The Information and Privacy Commissioner has no jurisdiction over WHY records do or do not exist, but can only consider whether a reasonable search was conducted to establish the fact. Nevertheless, the Village’s rationale is very important to note.
Coincidentally, last week Mr. Hande also received a delayed response from the Village of Pinehouse, providing copies of annual general meeting minutes for both PBN LP and PHC on December 4, 2019. Included in the package is the 2018 audited financial statement for PBN LP (heavily redacted). These documents highlight how problematic the elusive method used in establishing these village-controlled corporations really is.
The Neil Robertson inspection report into Pinehouse municipal affairs (2019) was critical of how PBN LP, PHC and other subsidiary corporations had been established. He stated (p. 49), “The practice of incorporating controlled corporations under another statute is neither required nor desirable. At best there are duplicate provisions and at worst provisions which conflict with the governing municipal statute [Northern Municipalities Act, 2010]. As this Inspection shows, this may result in a diminishment of transparency and public accountability and a tendency to prefer private interest over public interest.” Consequently he recommended that the provincial government tighten up the legislation to close this loophole (p. 52).
Mayor Mike Natomagan is PBN LP’s president and chair of the board (Robertson, pp. 26-29); Deputy Mayor Conrad Misponas is on the PHC board of directors (Robertson, p. 32). Both have handsomely paid positions on those boards, quite apart from their positions on Village Council, placing them in potential conflicts of interest. (See also, Grant Thornton, p. 16.)
Mr. Robertson describes in his report (p. 36) how the lack of proper oversight by Village Council, the Ministry of Government Relations and the Saskatchewan Municipal Board has led to a dangerously high debt level that could very well impact on the financial health of the Village itself. While the Village was operating well within the debt limit established by Saskatchewan Municipal Board at the time, when the debt load of the controlled corporations owned by the Village was factored in, the cumulative debt greatly exceeded the allowed amount.

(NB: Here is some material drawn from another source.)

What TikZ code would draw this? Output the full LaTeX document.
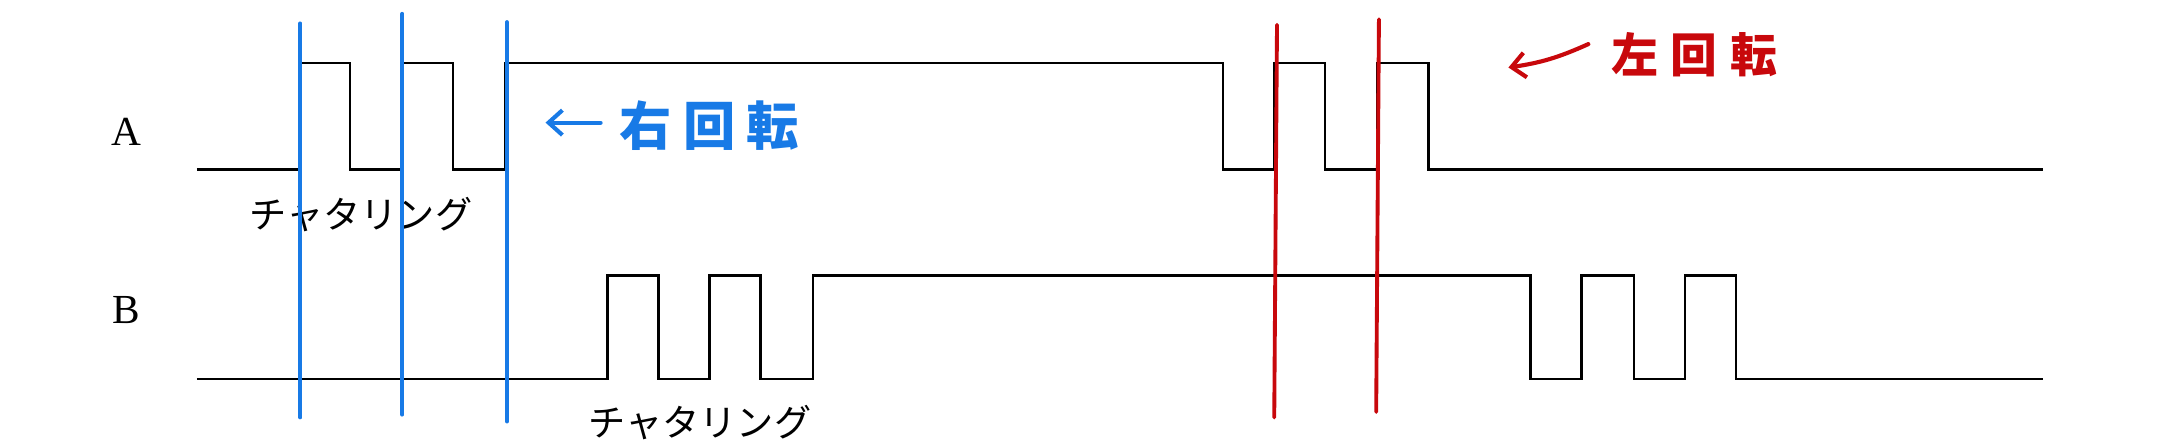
\documentclass[tikz,border=0pt]{standalone}
\usepackage{fontspec}
\setmainfont{Liberation Serif}
\newfontfamily\jp{Noto Sans CJK JP}
\usetikzlibrary{arrows.meta}
\definecolor{penblue}{RGB}{24,122,230}
\definecolor{penred}{RGB}{200,8,12}
\tikzset{
  sig/.style={line width=1.6pt, line join=miter},
  cursorA/.style={penblue, line width=2.8pt, line cap=round},
  cursorB/.style={penred, line width=2.8pt, line cap=round},
  lbl/.style={font=\fontsize{30}{32}\selectfont, inner sep=0pt},
  chat/.style={font=\jp\fontsize{27}{30}\selectfont, inner sep=0pt},
  handB/.style={font=\jp\bfseries\fontsize{38}{40}\selectfont, inner sep=0pt, text=penblue},
  handR/.style={font=\jp\bfseries\fontsize{34}{36}\selectfont, inner sep=0pt, text=penred},
}
\begin{document}
\begin{tikzpicture}[x=1pt,y=-1pt]
\useasboundingbox (0,0) rectangle (1568,325);
% labels
\node[lbl] (labA) at (92,96) {A};
\node[lbl] (labB) at (92,225) {B};
% signal A
\draw[sig] (143,123) -- (218,123) -- (218,46) -- (254,46) -- (254,123) -- (291,123) -- (291,46) -- (329,46) -- (329,123) -- (367,123) -- (367,46) -- (888,46) -- (888,123) -- (925,123) -- (925,46) -- (962,46) -- (962,123) -- (1000,123) -- (1000,46) -- (1037,46) -- (1037,123) -- (1483,123);
% signal B
\draw[sig] (143,275) -- (441,275) -- (441,200) -- (478,200) -- (478,275) -- (515,275) -- (515,200) -- (552,200) -- (552,275) -- (590,275) -- (590,200) -- (1111,200) -- (1111,275) -- (1148,275) -- (1148,200) -- (1186,200) -- (1186,275) -- (1223,275) -- (1223,200) -- (1260,200) -- (1260,275) -- (1483,275);
% chattering labels
\node[chat] (chatA) at (262,156) {チャタリング};
\node[chat] (chatB) at (508,307) {チャタリング};
% blue cursors
\draw[cursorA] (218,17) -- (218,303);
\draw[cursorA] (292,10) -- (292,301);
\draw[cursorA] (368,16) -- (368,306);
% red cursors
\draw[cursorB] (927,18) -- (925,303);
\draw[cursorB] (1001,14) -- (999,299);
% blue note
\node[handB] (rightrot) at (515,91) {右\hspace{8pt}回\hspace{8pt}転};
\coordinate (bArrS) at (436,89);
\coordinate (bArrE) at (396,89);
\draw[penblue, line width=3pt, line cap=round, -{Straight Barb[length=10pt,width=18pt,line width=3pt]}] (bArrS) -- (bArrE);
% red note
\node[handR] (leftrot) at (1230,40) {左\hspace{9pt}回\hspace{9pt}転};
\coordinate (rArrS) at (1153,32);
\coordinate (rArrE) at (1095,49);
\draw[penred, line width=3pt, line cap=round, -{Straight Barb[length=10pt,width=18pt,line width=3pt]}] (rArrS) to[bend left=8] (rArrE);
\end{tikzpicture}
\end{document}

The Grant Thornton forensic audit of the Village compared the allowed debt load of the Village in 2018 ($708,545) to what the full cumulative debt actually was ($4,512,715) (see p. 37). That cumulative debt load has grown exponentially in four short years and now exceeds the limit established by Saskatchewan Municipal Board by a factor of more than 6X. Grant Thornton expressed concerns that PBN LP in particular could not sustain that debt load by relying on their own internal revenue stream (p. 41). Financial assistance might be required from the Village or higher levels of government for PBN LP to remain solvent.
Mr. Hande says, “The lack of transparency and public accountability in Northern Village of Pinehouse has now also crept into management of the village’s controlled corporations. I am not sure that the people there are aware of the extreme precarity of their municipal finances. The downturn in the wider economy is likely to make the situation even worse, perhaps even leading to bankruptcy.”